* DESCRIPTION OF THE TASK
Quote from the first line below through the line that contains "W, H = 1209, 641", both included, and leave the pictures out.

* Rows from a dataset of charts and code
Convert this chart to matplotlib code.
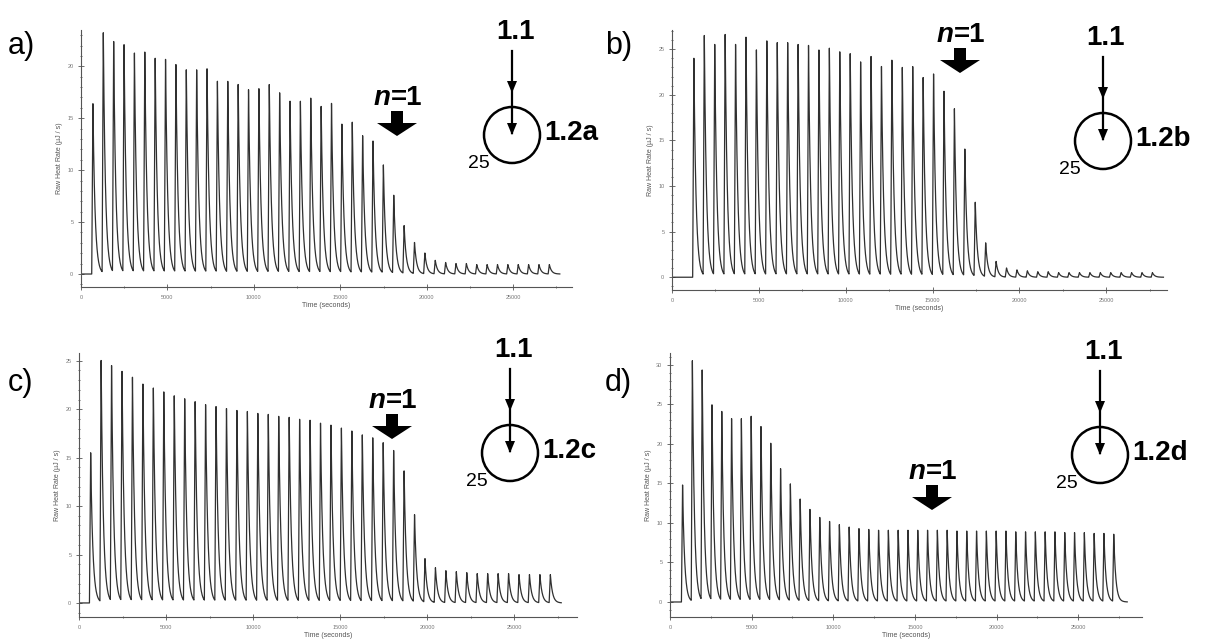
import numpy as np
import matplotlib
matplotlib.use("Agg")
import matplotlib.pyplot as plt
from matplotlib.patches import Circle, Polygon
from matplotlib.ticker import MultipleLocator

plt.rcParams['font.family'] = ['Liberation Sans', 'DejaVu Sans']

W, H = 1209, 641

# peak heights (uJ/s), one value per injection
peaks_a = [16.4, 23.1, 22.2, 21.9, 21.1, 21.2, 20.6, 20.5, 20.0, 19.5,
           19.5, 19.6, 18.4, 18.4, 18.1, 17.6, 17.7, 18.1, 17.3, 16.5,
           16.5, 16.8, 16.0, 16.3, 14.3, 14.5, 13.2, 12.7, 10.4, 7.5,
           4.6, 3.0, 2.0, 1.3, 1.1, 1.0, 1.0, 0.9, 0.9, 0.9,
           0.9, 0.9, 0.9, 0.9, 0.9]
peaks_b = [24.0, 26.3, 25.3, 26.4, 25.3, 26.1, 24.7, 25.7, 25.5, 25.5,
           25.3, 25.2, 24.7, 24.9, 24.5, 24.3, 23.4, 24.0, 22.9, 23.6,
           22.8, 22.9, 21.7, 22.1, 20.2, 18.3, 13.9, 8.1, 3.7, 1.7,
           1.0, 0.8, 0.7, 0.6, 0.6, 0.5, 0.5, 0.5, 0.5, 0.5,
           0.5, 0.5, 0.5, 0.5, 0.5]
peaks_c = [15.5, 24.9, 24.3, 23.7, 23.1, 22.4, 22.0, 21.6, 21.2, 20.9,
           20.6, 20.3, 20.1, 19.9, 19.7, 19.6, 19.4, 19.3, 19.1, 19.0,
           18.8, 18.7, 18.4, 18.2, 17.9, 17.6, 17.2, 16.9, 16.4, 15.6,
           13.5, 9.0, 4.5, 3.6, 3.3, 3.2, 3.1, 3.0, 3.0, 3.0,
           3.0, 2.9, 2.9, 2.9, 2.9]
peaks_d = [14.8, 30.4, 29.1, 24.7, 23.9, 23.0, 23.0, 23.3, 22.0, 19.9,
           16.7, 14.8, 12.9, 11.6, 10.6, 10.1, 9.7, 9.4, 9.2, 9.1,
           9.0, 9.0, 9.0, 9.0, 9.0, 9.0, 9.0, 9.0, 8.9, 8.9,
           8.9, 8.9, 8.9, 8.9, 8.8, 8.8, 8.8, 8.8, 8.8, 8.7,
           8.7, 8.7, 8.6, 8.6, 8.5]

first_inj = [620, 1190, 600, 700]     # s
interval = 600                        # s
t_end = [27700, 28300, 27700, 28000]
xlims = [28400, 28500, 28600, 28900]
ylims = [(-1.25, 23.5), (-1.4, 27.1), (-1.45, 25.8), (-1.9, 31.5)]
yticks = [20, 25, 25, 30]

# pixel boxes (left, top, right, bottom)
boxes = [(81, 30, 572, 287), (672, 30, 1167, 290),
         (79, 353, 577, 617), (670, 353, 1142, 617)]


def trace(peaks, t0, tend):
    t = np.arange(0, tend, 5.0)
    y = np.zeros_like(t)
    for i, h in enumerate(peaks):
        ti = t0 + i * interval
        d = t - ti
        rise = (d >= 0) & (d < 70)
        y[rise] += h * d[rise] / 70
        dec = d >= 70
        y[dec] += h * np.exp(-(d[dec] - 70) / 125)
    return t, y


fig = plt.figure(figsize=(W / 100, H / 100), dpi=100)

for k, pk in enumerate([peaks_a, peaks_b, peaks_c, peaks_d]):
    l, tp, r, b = boxes[k]
    ax = fig.add_axes([l / W, 1 - b / H, (r - l) / W, (b - tp) / H])
    t, y = trace(pk, first_inj[k], t_end[k])
    ax.plot(t, y, color='#303030', lw=0.9)
    ax.set_xlim(0, xlims[k])
    ax.set_ylim(*ylims[k])
    for s in ['top', 'right']:
        ax.spines[s].set_visible(False)
    for s in ['left', 'bottom']:
        ax.spines[s].set_color('#555555')
        ax.spines[s].set_linewidth(0.8)
    ax.xaxis.set_major_locator(MultipleLocator(5000))
    ax.xaxis.set_minor_locator(MultipleLocator(2500))
    ax.yaxis.set_major_locator(MultipleLocator(5))
    ax.yaxis.set_minor_locator(MultipleLocator(1))
    ax.set_yticks(np.arange(0, yticks[k] + 1, 5))
    ax.tick_params(which='both', direction='inout', colors='#555555',
                   labelsize=4, labelcolor='#777777', width=0.6)
    ax.tick_params(which='major', length=4)
    ax.tick_params(which='minor', length=2)
    ax.set_xlabel('Time (seconds)', fontsize=5, color='#555555', labelpad=2)
    ax.set_ylabel('Raw Heat Rate (µJ / s)', fontsize=5, color='#555555', labelpad=3)
    ax.patch.set_alpha(0)

# overlay in pixel coordinates for labels and schemes
ov = fig.add_axes([0, 0, 1, 1])
ov.set_xlim(0, W)
ov.set_ylim(H, 0)
ov.axis('off')
ov.patch.set_alpha(0)

panel_txt = ['a)', 'b)', 'c)', 'd)']
panel_pos = [(8, 46), (605, 46), (8, 383), (605, 383)]
n_pos = [(397, 98), (960, 35), (392, 401), (932, 472)]
scheme_pos = [(512, 135), (1103, 141), (510, 453), (1100, 455)]
scheme_lbl = ['1.2a', '1.2b', '1.2c', '1.2d']
r_c = 28


def block_arrow(x, y):
    # y is top of shaft
    pts = [(x - 6, y), (x + 6, y), (x + 6, y + 12), (x + 20, y + 12),
           (x, y + 25), (x - 20, y + 12), (x - 6, y + 12)]
    ov.add_patch(Polygon(pts, closed=True, color='black', lw=0))


def head(x, y):
    ov.add_patch(Polygon([(x - 5, y - 12), (x + 5, y - 12), (x, y)],
                         closed=True, color='black', lw=0))


for k in range(4):
    px, py = panel_pos[k]
    ov.text(px, py, panel_txt[k], fontsize=22, ha='left', va='center')
    nx, ny = n_pos[k]
    ov.text(nx - 6, ny, 'n', fontsize=20, fontweight='bold', style='italic',
            ha='right', va='center')
    ov.text(nx - 6, ny, '=1', fontsize=20, fontweight='bold',
            ha='left', va='center')
    block_arrow(nx, ny + 13)
    cx, cy = scheme_pos[k]
    ov.text(cx + 3, cy - 103, '1.1', fontsize=20, fontweight='bold',
            ha='center', va='center')
    ov.plot([cx, cx], [cy - 84, cy - 2], color='black', lw=1.6)
    head(cx, cy - 42)
    head(cx, cy)
    ov.add_patch(Circle((cx, cy), r_c, fill=False, ec='black', lw=1.8))
    ov.text(cx + r_c + 4, cy - 2, scheme_lbl[k], fontsize=20, fontweight='bold',
            ha='left', va='center')
    ov.text(cx - 33, cy + 29, '25', fontsize=14, ha='center', va='center')

fig.savefig('out.png', dpi=100)
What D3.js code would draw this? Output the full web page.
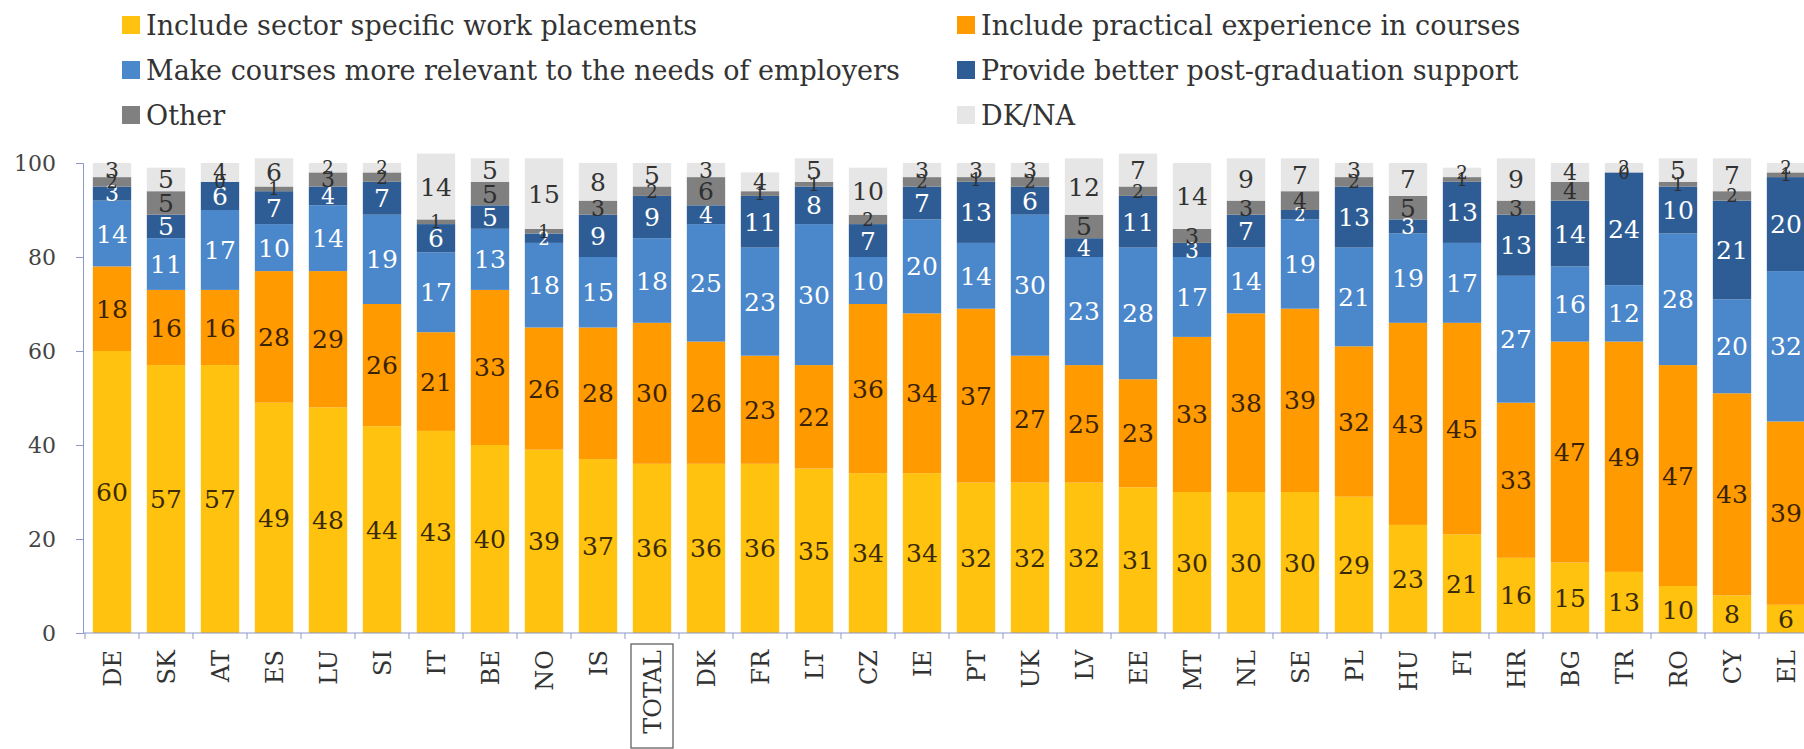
<!DOCTYPE html>
<html>
<head>
<meta charset="utf-8">
<script src="https://cdn.jsdelivr.net/npm/d3@7"></script>
<style>
  html, body { margin: 0; padding: 0; background: #ffffff; }
  svg { display: block; }
</style>
</head>
<body>
<svg id="chart" width="1804" height="749"></svg>
<script>
// Countries, ordered as in the survey ranking
const categories = ["DE","SK","AT","ES","LU","SI","IT","BE","NO","IS","TOTAL","DK","FR","LT","CZ","IE",
  "PT","UK","LV","EE","MT","NL","SE","PL","HU","FI","HR","BG","TR","RO","CY","EL"];

// Series values (%)
const workPlacements = [60,57,57,49,48,44,43,40,39,37,36,36,36,35,34,34,32,32,32,31,30,30,30,29,23,21,16,15,13,10,8,6];
const practicalExperience = [18,16,16,28,29,26,21,33,26,28,30,26,23,22,36,34,37,27,25,23,33,38,39,32,43,45,33,47,49,47,43,39];
const moreRelevant = [14,11,17,10,14,19,17,13,18,15,18,25,23,30,10,20,14,30,23,28,17,14,19,21,19,17,27,16,12,28,20,32];
const postGraduation = [3,5,6,7,4,7,6,5,2,9,9,4,11,8,7,7,13,6,4,11,3,7,2,13,3,13,13,14,24,10,21,20];
const otherAnswers = [2,5,0,1,3,2,1,5,1,3,2,6,1,1,2,2,1,2,5,2,3,3,4,2,5,1,3,4,0,1,2,1];
const dkNa = [3,5,4,6,2,2,14,5,15,8,5,3,4,5,10,3,3,3,12,7,14,9,7,3,7,2,9,4,2,5,7,2];

const seriesNames = [
  "Include sector specific work placements",
  "Include practical experience in courses",
  "Make courses more relevant to the needs of employers",
  "Provide better post-graduation support",
  "Other",
  "DK/NA"
];
const yTicks = [0, 20, 40, 60, 80, 100];

const seriesValues = [workPlacements, practicalExperience, moreRelevant, postGraduation, otherAnswers, dkNa];
const colors = ["#FFC20E", "#FF9A00", "#4A87CB", "#2E5D95", "#808080", "#E6E6E6"];
const labelColors = ["#3a2a06", "#3a2206", "#ffffff", "#ffffff", "#2f2f2f", "#333333"];

const keys = seriesNames.map((d, i) => "s" + i);
const rows = categories.map((c, i) => {
  const r = { cat: c };
  keys.forEach((k, j) => r[k] = seriesValues[j][i]);
  return r;
});

const svg = d3.select("#chart");
const serif = "'DejaVu Serif', serif";
const axisColor = "#8a97c8";

const x = d3.scaleBand()
  .domain(categories)
  .range([85, 85 + categories.length * 54])
  .paddingInner(0.29)
  .paddingOuter(0.145);

const y = d3.scaleLinear().domain([0, 100]).range([633, 163]);

const stacked = d3.stack().keys(keys)(rows);

// Bars
const layers = svg.append("g").selectAll("g")
  .data(stacked).join("g")
  .attr("fill", (d, i) => colors[i]);

layers.selectAll("rect")
  .data(d => d).join("rect")
  .attr("x", d => x(d.data.cat))
  .attr("width", x.bandwidth())
  .attr("y", d => y(d[1]))
  .attr("height", d => Math.max(0, y(d[0]) - y(d[1])));

// Value labels centred in each segment; thin segments get a smaller label
const labelLayers = svg.append("g").selectAll("g")
  .data(stacked).join("g")
  .attr("fill", (d, i) => labelColors[i]);

labelLayers.selectAll("text")
  .data(d => d).join("text")
  .attr("x", d => x(d.data.cat) + x.bandwidth() / 2)
  .attr("y", d => y((d[0] + d[1]) / 2))
  .attr("dy", "0.36em")
  .attr("text-anchor", "middle")
  .style("font-family", serif)
  .style("font-size", d => (d[1] - d[0]) <= 2 ? "18px" : (d[1] - d[0]) <= 4 ? "22px" : "25px")
  .text(d => d[1] - d[0]);

// Y axis
const yAxis = svg.append("g")
  .attr("transform", "translate(83,0)")
  .call(d3.axisLeft(y).tickValues(yTicks).tickSize(7).tickPadding(20));
yAxis.select(".domain").attr("stroke", axisColor);
yAxis.selectAll(".tick line").attr("stroke", axisColor);
yAxis.selectAll(".tick text")
  .style("font-family", serif)
  .style("font-size", "22px")
  .attr("fill", "#444");

// X axis line with ticks at band boundaries
const xAxis = svg.append("g").attr("transform", "translate(0,633)");
xAxis.append("line")
  .attr("x1", 83).attr("x2", 1804)
  .attr("stroke", axisColor);
xAxis.selectAll("line.tick")
  .data(categories).join("line")
  .attr("class", "tick")
  .attr("x1", d => x(d) - x.step() * x.paddingInner() / 2)
  .attr("x2", d => x(d) - x.step() * x.paddingInner() / 2)
  .attr("y1", 0).attr("y2", 6)
  .attr("stroke", axisColor);

// Category labels, rotated
const xLabels = svg.append("g").selectAll("text")
  .data(categories).join("text")
  .attr("transform", d => `translate(${x(d) + x.bandwidth() / 2},650) rotate(-90)`)
  .attr("dy", "0.36em")
  .attr("text-anchor", "end")
  .style("font-family", serif)
  .style("font-size", "24px")
  .attr("fill", "#333")
  .text(d => d);

// Box around the EU total label
const cxTotal = x("TOTAL") + x.bandwidth() / 2;
svg.append("rect")
  .attr("x", cxTotal - 21)
  .attr("y", 644)
  .attr("width", 42)
  .attr("height", 104)
  .attr("fill", "none")
  .attr("stroke", "#555")
  .attr("stroke-width", 1.2);

// Legend: two columns, three rows
const legend = svg.append("g");
const legendPos = [
  [122, 25], [957, 25],
  [122, 70], [957, 70],
  [122, 115], [957, 115]
];
seriesNames.forEach((name, i) => {
  const [lx, ly] = legendPos[i];
  legend.append("rect")
    .attr("x", lx).attr("y", ly - 9)
    .attr("width", 18).attr("height", 18)
    .attr("fill", colors[i]);
  legend.append("text")
    .attr("x", lx + 24).attr("y", ly)
    .attr("dy", "0.36em")
    .style("font-family", serif)
    .style("font-size", "27px")
    .attr("fill", "#333")
    .text(name);
});
</script>
</body>
</html>
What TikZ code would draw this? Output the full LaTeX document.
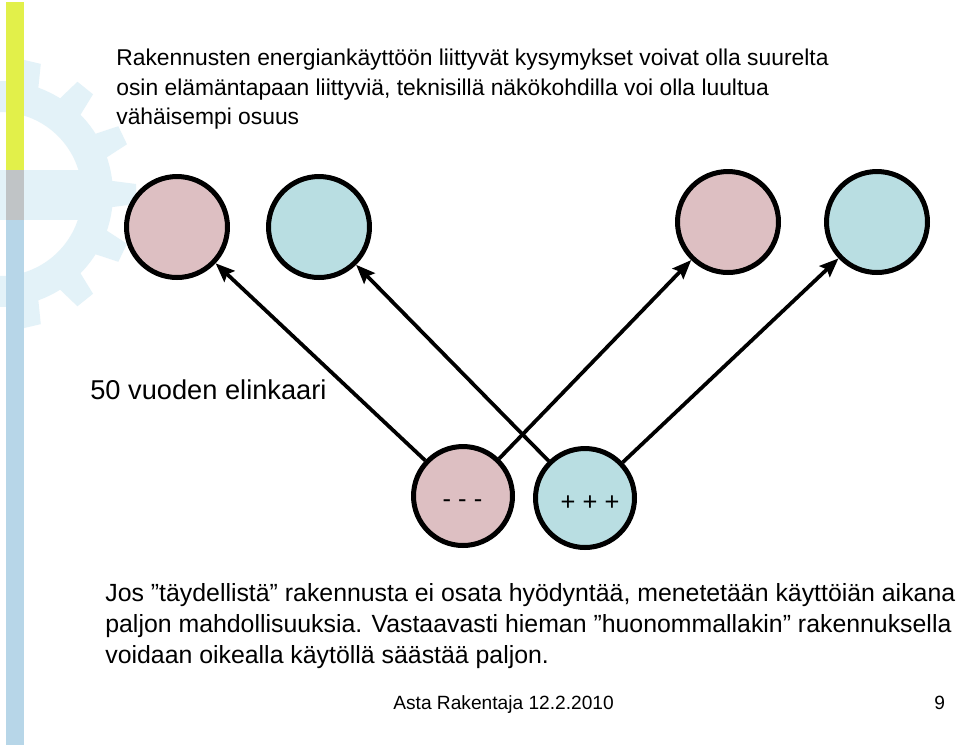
\documentclass[tikz,border=0pt]{standalone}
\usepackage{fontspec}
\setmainfont{Liberation Sans}
\usetikzlibrary{arrows.meta}
\definecolor{pinkc}{RGB}{221,191,194}
\definecolor{bluec}{RGB}{185,222,226}
\definecolor{gearc}{RGB}{227,242,248}
\definecolor{baryel}{RGB}{226,240,74}
\definecolor{bargray}{RGB}{192,196,198}
\definecolor{barblue}{RGB}{183,214,232}
\begin{document}
\begin{tikzpicture}[x=0.02cm,y=-0.02cm,
  ball/.style={circle,draw=black,line width=0.1cm,minimum size=1.98cm,inner sep=0pt},
  topball/.style={ball,minimum size=2.02cm},
  conn/.style={-{Stealth[length=0.38cm,width=0.3cm,inset=0.06cm]},line width=0.075cm},
  signtxt/.style={anchor=base,inner sep=0pt,font=\fontsize{14.5pt}{17pt}\selectfont},
  titletxt/.style={anchor=base west,inner sep=0pt,font=\fontsize{13.0pt}{16pt}\selectfont},
  bodytxt/.style={anchor=base west,inner sep=0pt,font=\fontsize{14.15pt}{17pt}\selectfont},
  foottxt/.style={anchor=base west,inner sep=0pt,font=\fontsize{10.9pt}{13pt}\selectfont}
]
\useasboundingbox[fill=white] (0,0) rectangle (959,752);
% gear decoration
\fill[gearc,even odd rule] (0,194) circle (2.26cm) (0,194) circle (1.64cm);
\foreach \k in {-4,...,4}{
  \fill[gearc,rotate around={25.6*\k:(0,194)}] (105,180) -- (136,184) -- (136,204) -- (105,208) -- cycle;
}
\fill[gearc] (0,170) rectangle (100,220);
% side bar
\fill[baryel] (6,2) rectangle (24,170);
\fill[bargray] (6,170) rectangle (24,220);
\fill[barblue] (6,220) rectangle (24,745);
% title
\node[titletxt] (l1) at (116,65) {Rakennusten energiankäyttöön liittyvät kysymykset voivat olla suurelta};
\node[titletxt] (l2) at (116,95) {osin elämäntapaan liittyviä, teknisillä näkökohdilla voi olla luultua};
\node[titletxt] (l3) at (116,124.5) {vähäisempi osuus};
% circles
\node[topball,fill=pinkc] (t1) at (177,227) {};
\node[topball,fill=bluec] (t2) at (319,227) {};
\node[topball,fill=pinkc] (t3) at (728,222) {};
\node[topball,fill=bluec] (t4) at (877,222) {};
\node[ball,fill=pinkc] (b1) at (463,496) {};
\node[ball,fill=bluec] (b2) at (585,498) {};
\node[signtxt] (s1) at (462.5,507) {- - -};
\node[signtxt] (s2) at (590,510) {+ + +};
% connectors
\draw[conn] (b1) -- (t1);
\draw[conn] (b2) -- (t2);
\draw[conn] (b1) -- (t3);
\draw[conn] (b2) -- (t4);
% labels
\node[anchor=base west,inner sep=0pt,font=\fontsize{15.5pt}{18pt}\selectfont] (life) at (90,399) {50 vuoden elinkaari};
\node[bodytxt] (p1) at (105,601) {Jos ”täydellistä” rakennusta ei osata hyödyntää, menetetään käyttöiän aikana};
\node[bodytxt] (p2) at (105,632) {paljon mahdollisuuksia. Vastaavasti hieman ”huonommallakin” rakennuksella};
\node[bodytxt] (p3) at (105,663) {voidaan oikealla käytöllä säästää paljon.};
\node[foottxt] (f1) at (393,709) {Asta Rakentaja 12.2.2010};
\node[foottxt] (f2) at (934,709) {9};
\end{tikzpicture}
\end{document}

* PROBLEM SOLUTION
Convert this chart to matplotlib code.
import numpy as np
import matplotlib
matplotlib.use("Agg")
import matplotlib.pyplot as plt
from matplotlib.patches import Circle, Polygon
from matplotlib.ticker import MultipleLocator

plt.rcParams['font.family'] = ['Liberation Sans', 'DejaVu Sans']

W, H = 1209, 641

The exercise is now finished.